#### Set task
Look below and pull out each line with the word "this".
Begin Supplied records
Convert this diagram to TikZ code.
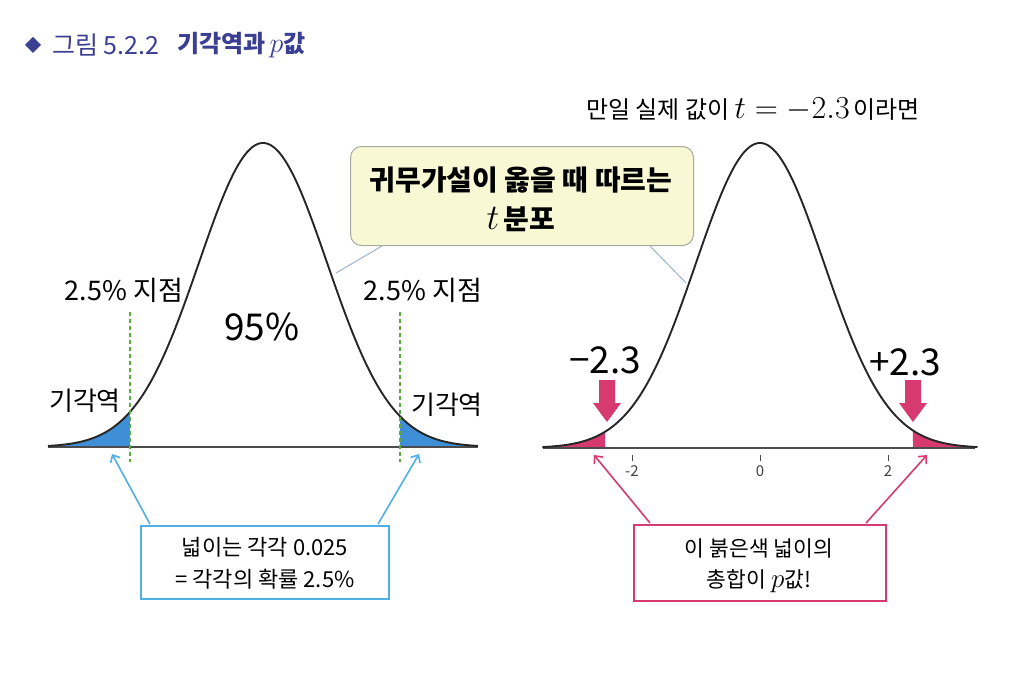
\RequirePackage{fix-cm}
\documentclass[tikz,border=0pt]{standalone}
\usepackage{fontspec}
\setmainfont{Noto Sans CJK KR}
\usetikzlibrary{arrows.meta}
\definecolor{tblue}{HTML}{3F8FD6}
\definecolor{lblue}{HTML}{4FB0E6}
\definecolor{tgreen}{HTML}{5AAB3C}
\definecolor{tpink}{HTML}{D63A6F}
\definecolor{tyellow}{HTML}{F8F8D4}
\definecolor{tbord}{HTML}{A8AAA0}
\definecolor{tline}{HTML}{9FB3C8}
\definecolor{tnavy}{HTML}{3A3F93}
\newcommand{\fsz}[1]{\fontsize{#1}{#1}\selectfont}
\tikzset{
  lbl/.style={inner sep=0pt, text=black},
  curve/.style={line width=1.9pt, black!85},
  axis/.style={line width=1.4pt, black!70},
  critline/.style={tgreen, dash pattern=on 4pt off 3pt, line width=2pt},
  bluearr/.style={lblue, line width=1.6pt, -{Straight Barb[length=6pt,width=11pt]}},
  pinkarr/.style={tpink, line width=1.6pt, -{Straight Barb[length=6pt,width=11pt]}},
  bluebox/.style={draw=lblue, line width=1.8pt, fill=white},
  pinkbox/.style={draw=tpink, line width=1.8pt, fill=white},
  callout/.style={draw=tbord, line width=1pt, fill=tyellow, rounded corners=11pt},
  callline/.style={tline, line width=1pt},
}
\begin{document}
\begin{tikzpicture}[x=1pt,y=-1pt]
\useasboundingbox (0,0) rectangle (1024,674);
% title
\fill[tnavy] (33,37) -- (41,45) -- (33,53) -- (25,45) -- cycle;
\node[lbl, anchor=west, text=tnavy] (ttl1) at (52,45) {\fsz{25}그림 5.2.2};
\node[lbl, anchor=west, text=tnavy] (ttl2) at (177,45) {\fsz{24}\bfseries 기각역과\,{\fsz{28}$p$}값};
% ---------- left curve ----------
\fill[tblue] plot[domain=-3.36:-2.08, samples=60] ({263+64*\x},{447-304*exp(-\x*\x/2)}) -- (130,447) -- cycle;
\fill[tblue] plot[domain=2.14:3.36, samples=60] ({263+64*\x},{447-304*exp(-\x*\x/2)}) -- (478,447) -- (400,447) -- cycle;
\draw[axis] (48,447) -- (478,447);
\draw[curve] plot[domain=-3.36:3.36, samples=150, smooth] ({263+64*\x},{447-304*exp(-\x*\x/2)});
\coordinate (lc1) at (130,312);
\coordinate (lc2) at (130,462);
\coordinate (rc1) at (400,312);
\coordinate (rc2) at (400,462);
\draw[critline] (lc1) -- (lc2);
\draw[critline] (rc1) -- (rc2);
\node[lbl] (p25l) at (124,290) {\fsz{27}2.5\% 지점};
\node[lbl] (p25r) at (423,290) {\fsz{27}2.5\% 지점};
\node[lbl] (p95) at (262,327) {\fsz{37}95\%};
\node[lbl] (rejl) at (85,401) {\fsz{26}기각역};
\node[lbl] (rejr) at (447,405) {\fsz{26}기각역};
% ---------- right curve ----------
\fill[tpink] plot[domain=-3.4:-2.42, samples=60] ({760+64*\x},{448-305*exp(-\x*\x/2)}) -- (605,448) -- cycle;
\fill[tpink] plot[domain=2.39:3.4, samples=60] ({760+64*\x},{448-305*exp(-\x*\x/2)}) -- (975,448) -- (913,448) -- cycle;
\draw[axis] (543,448) -- (975,448);
\draw[curve] plot[domain=-3.4:3.4, samples=150, smooth] ({760+64*\x},{448-305*exp(-\x*\x/2)});
\foreach \t/\l in {-2/-2,0/0,2/2}{
  \draw[black!70, line width=0.8pt] ({760+64*\t},455) -- ({760+64*\t},461);
  \node[lbl, text=black!75] (tick\t) at ({760+64*\t},471) {\fsz{15}\l};
}
\node[lbl] (m23) at (605,360) {\fsz{37}−2.3};
\node[lbl] (p23) at (905,362) {\fsz{37}+2.3};
\foreach \cx/\nm in {607/la, 913/ra}{
  \fill[tpink] (\cx-8,380) -- (\cx+8,380) -- (\cx+8,403) -- (\cx+14,403) -- (\cx,422) -- (\cx-14,403) -- (\cx-8,403) -- cycle;
}
\node[lbl, anchor=center] (ifval) at (753,110) {\fsz{24}만일 실제 값이 {\fsz{32}$t=-2.3$}\,이라면};
% ---------- callout ----------
\node[callout, minimum width=343pt, minimum height=99pt, anchor=north west] (call) at (350,146) {};
\node[lbl] (cl1) at (521,180) {\fsz{28}\bfseries 귀무가설이 옳을 때 따르는};
\node[lbl] (cl2) at (521,219) {\fsz{28}\bfseries {\fsz{36}$t$}\,분포};
\coordinate (cla) at (382,246);
\coordinate (clb) at (336,273);
\coordinate (clc) at (650,246);
\coordinate (cld) at (686,283);
\draw[callline] (cla) -- (clb);
\draw[callline] (clc) -- (cld);
% ---------- boxes ----------
\node[bluebox, minimum width=248pt, minimum height=73pt, anchor=north west] (bbox) at (140,525) {};
\node[lbl] (bt1) at (265,547) {\fsz{22}넓이는 각각 0.025};
\node[lbl] (bt2) at (265,579) {\fsz{22}= 각각의 확률 2.5\%};
\coordinate (ba1) at (150,524);
\coordinate (ba2) at (378,524);
\coordinate (bt1e) at (112,454);
\coordinate (bt2e) at (419,454);
\draw[bluearr] (ba1) -- (bt1e);
\draw[bluearr] (ba2) -- (bt2e);
\node[pinkbox, minimum width=252pt, minimum height=76pt, anchor=north west] (pbox) at (633,524) {};
\node[lbl] (pt1) at (759,548) {\fsz{21.5}이 붉은색 넓이의};
\node[lbl] (pt2) at (759,581) {\fsz{21.5}총합이 {\fsz{27}$p$}값!};
\coordinate (pa1) at (650,523);
\coordinate (pa2) at (866,523);
\coordinate (pe1) at (594,455);
\coordinate (pe2) at (927,455);
\draw[pinkarr] (pa1) -- (pe1);
\draw[pinkarr] (pa2) -- (pe2);
\end{tikzpicture}
\end{document}
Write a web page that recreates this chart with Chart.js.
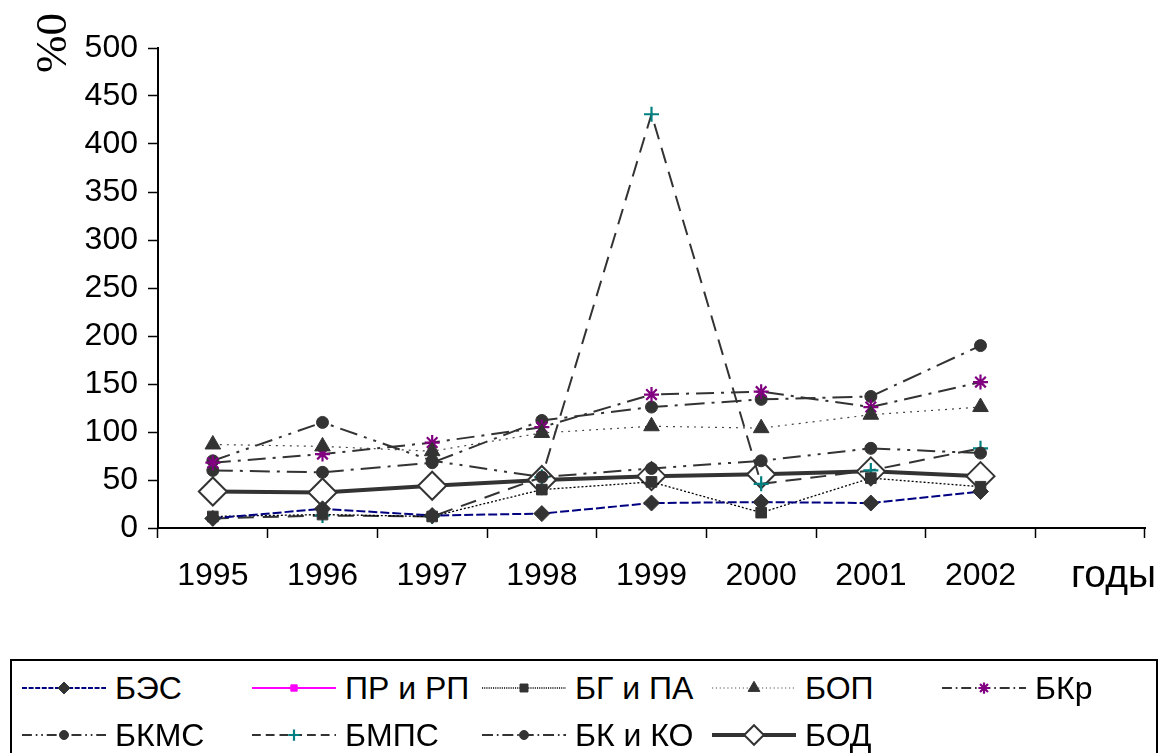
<!DOCTYPE html>
<html lang="ru">
<head>
<meta charset="utf-8">
<title>Динамика показателей, 1995–2002</title>
<script src="https://cdn.jsdelivr.net/npm/chart.js@4.4.1/dist/chart.umd.min.js"></script>
<style>
  body { margin: 0; background: #fff; font-family: "Liberation Sans", Arial, sans-serif; }
  #wrap { position: relative; width: 1161px; height: 753px; overflow: hidden; }
  #chart { position: absolute; left: 0; top: 0; }
  #legend {
    position: absolute; left: 10px; top: 659px; width: 1148px; height: 130px;
    box-sizing: border-box; border: 2px solid #000; padding: 3px 0 0 10px;
    display: grid; grid-template-columns: repeat(5, 230px); grid-auto-rows: 47px;
  }
  .item { display: flex; align-items: center; }
  .item span { margin-left: 9px; font-size: 32px; line-height: 1; color: #000; white-space: nowrap; }
</style>
</head>
<body>
<div id="wrap">
  <canvas id="chart" width="1161" height="655"></canvas>
  <div id="legend"></div>
</div>
<script>
// --- data ---
const years = ['1995', '1996', '1997', '1998', '1999', '2000', '2001', '2002', ''];

const bes   = [10, 20, 13, 15, 26, 27, 26, 38];       // БЭС
const prrp  = [null, null, null, null, null, null, null, null]; // ПР и РП
const bgpa  = [12, 14, 12, 40, 48, 16, 52, 43];       // БГ и ПА
const bop   = [87, 85, 80, 99, 106, 104, 118, 126];   // БОП
const bkr   = [68, 77, 89, 105, 139, 142, 126, 152];  // БКр
const bkms  = [70, 110, 70, 53, 62, 70, 83, 78];      // БКМС
const bmps  = [10, 13, 12, 53, 431, 46, 60, 83];      // БМПС
const bkko  = [60, 58, 68, 112, 126, 134, 137, 190];  // БК и КО
const bod   = [38, 37, 44, 50, 54, 56, 59, 54];       // БОД

const yTicks = [0, 50, 100, 150, 200, 250, 300, 350, 400, 450, 500];

const DARK = '#333333';
const FONT = '"Liberation Sans", Arial, sans-serif';

function series(label, data, opts) {
  return Object.assign({
    label: label,
    data: data,
    fill: false,
    tension: 0,
    borderColor: DARK,
    borderWidth: 2,
    pointBackgroundColor: DARK,
    pointBorderColor: DARK,
    pointBorderWidth: 1,
    pointRadius: 6,
    spanGaps: false
  }, opts);
}

const datasets = [
  series('БЭС', bes, { borderColor: '#000080', borderDash: [9, 3], pointStyle: 'rectRot', pointRadius: 8 }),
  series('ПР и РП', prrp, { borderColor: '#ff00ff', borderWidth: 2, pointStyle: 'rect', pointBackgroundColor: '#ff00ff', pointBorderColor: '#ff00ff' }),
  series('БГ и ПА', bgpa, { borderColor: '#000', borderWidth: 1.3, borderDash: [2, 2], pointStyle: 'rect', pointRadius: 7.5 }),
  series('БОП', bop, { borderColor: '#444', borderWidth: 1.2, borderDash: [2, 5], pointStyle: 'triangle', pointRadius: 9 }),
  series('БКр', bkr, { borderDash: [18, 7, 3, 7], pointStyle: 'star', pointRadius: 7.5, pointBorderColor: '#800080', pointBorderWidth: 2.2 }),
  series('БКМС', bkms, { borderDash: [18, 7, 3, 7, 3, 7], pointStyle: 'circle', pointRadius: 6 }),
  series('БМПС', bmps, { borderDash: [16, 9], pointStyle: 'cross', pointRadius: 7.5, pointBorderColor: '#008080', pointBorderWidth: 2.2 }),
  series('БК и КО', bkko, { borderDash: [20, 7, 3, 7], pointStyle: 'circle', pointRadius: 6 }),
  series('БОД', bod, { borderWidth: 4, pointStyle: 'rectRot', pointRadius: 14, pointBackgroundColor: '#fff', pointBorderWidth: 2 })
];

// axis captions: "%0" rotated at the top of the value axis, "годы" after the last year
const captions = {
  id: 'captions',
  afterDraw(chart) {
    const ctx = chart.ctx;
    ctx.save();
    ctx.fillStyle = '#000';
    ctx.font = '45px "Liberation Serif", "Times New Roman", serif';
    ctx.translate(66, 43);
    ctx.rotate(-Math.PI / 2);
    ctx.textAlign = 'center';
    ctx.textBaseline = 'alphabetic';
    ctx.fillText('%0', 0, 0);
    ctx.restore();

    ctx.save();
    ctx.fillStyle = '#000';
    ctx.font = '39px ' + FONT;
    ctx.textAlign = 'left';
    ctx.textBaseline = 'alphabetic';
    ctx.fillText('годы', chart.chartArea.right - 74, 587);
    ctx.restore();
  }
};

const ctx = document.getElementById('chart').getContext('2d');
const chart = new Chart(ctx, {
  type: 'line',
  data: { labels: years, datasets: datasets },
  options: {
    responsive: false,
    animation: false,
    layout: { padding: { top: 48, right: 13, left: 0, bottom: 0 } },
    plugins: {
      legend: { display: false },
      tooltip: { enabled: false }
    },
    scales: {
      x: {
        offset: true,
        grid: { offset: true, drawOnChartArea: false, drawTicks: true, tickLength: 10, tickColor: '#000', tickWidth: 1.5 },
        border: { color: '#000', width: 2 },
        ticks: { color: '#000', font: { family: FONT, size: 32 }, padding: 19, maxRotation: 0, autoSkip: false },
        afterFit(scale) { scale.height = 655 - 528; }
      },
      y: {
        min: yTicks[0],
        max: yTicks[yTicks.length - 1],
        afterBuildTicks(scale) { scale.ticks = yTicks.map(v => ({ value: v })); },
        grid: { drawOnChartArea: false, drawTicks: true, tickLength: 10, tickColor: '#000', tickWidth: 1.5 },
        border: { color: '#000', width: 2 },
        ticks: { color: '#000', font: { family: FONT, size: 32 }, padding: 10 },
        afterFit(scale) { scale.width = 158; }
      }
    }
  },
  plugins: [captions]
});

// legend: line sample with marker + label, laid out in fixed columns
const legendEl = document.getElementById('legend');
const markerScale = { 'БОД': 0.7 };
datasets.forEach(ds => {
  const item = document.createElement('div');
  item.className = 'item';
  const c = document.createElement('canvas');
  c.width = 84; c.height = 30;
  const g = c.getContext('2d');
  g.strokeStyle = ds.borderColor;
  g.lineWidth = ds.borderWidth;
  g.setLineDash(ds.borderDash ? ds.borderDash.map(v => v * 0.55) : []);
  g.beginPath();
  g.moveTo(0, 15);
  g.lineTo(84, 15);
  g.stroke();
  g.setLineDash([]);
  g.fillStyle = ds.pointBackgroundColor;
  g.strokeStyle = ds.pointBorderColor;
  g.lineWidth = ds.pointBorderWidth;
  const r = ds.pointRadius * (markerScale[ds.label] || 0.75);
  if (Chart.helpers && Chart.helpers.drawPoint) {
    Chart.helpers.drawPoint(g, { pointStyle: ds.pointStyle, radius: r, borderWidth: ds.pointBorderWidth, rotation: 0 }, 42, 15);
  } else {
    g.beginPath(); g.arc(42, 15, r, 0, Math.PI * 2); g.fill();
  }
  const t = document.createElement('span');
  t.textContent = ds.label;
  item.appendChild(c);
  item.appendChild(t);
  legendEl.appendChild(item);
});
</script>
</body>
</html>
End Supplied records
#### Correct response
Convert this diagram to TikZ code.
Write a web page that recreates this chart with Chart.js.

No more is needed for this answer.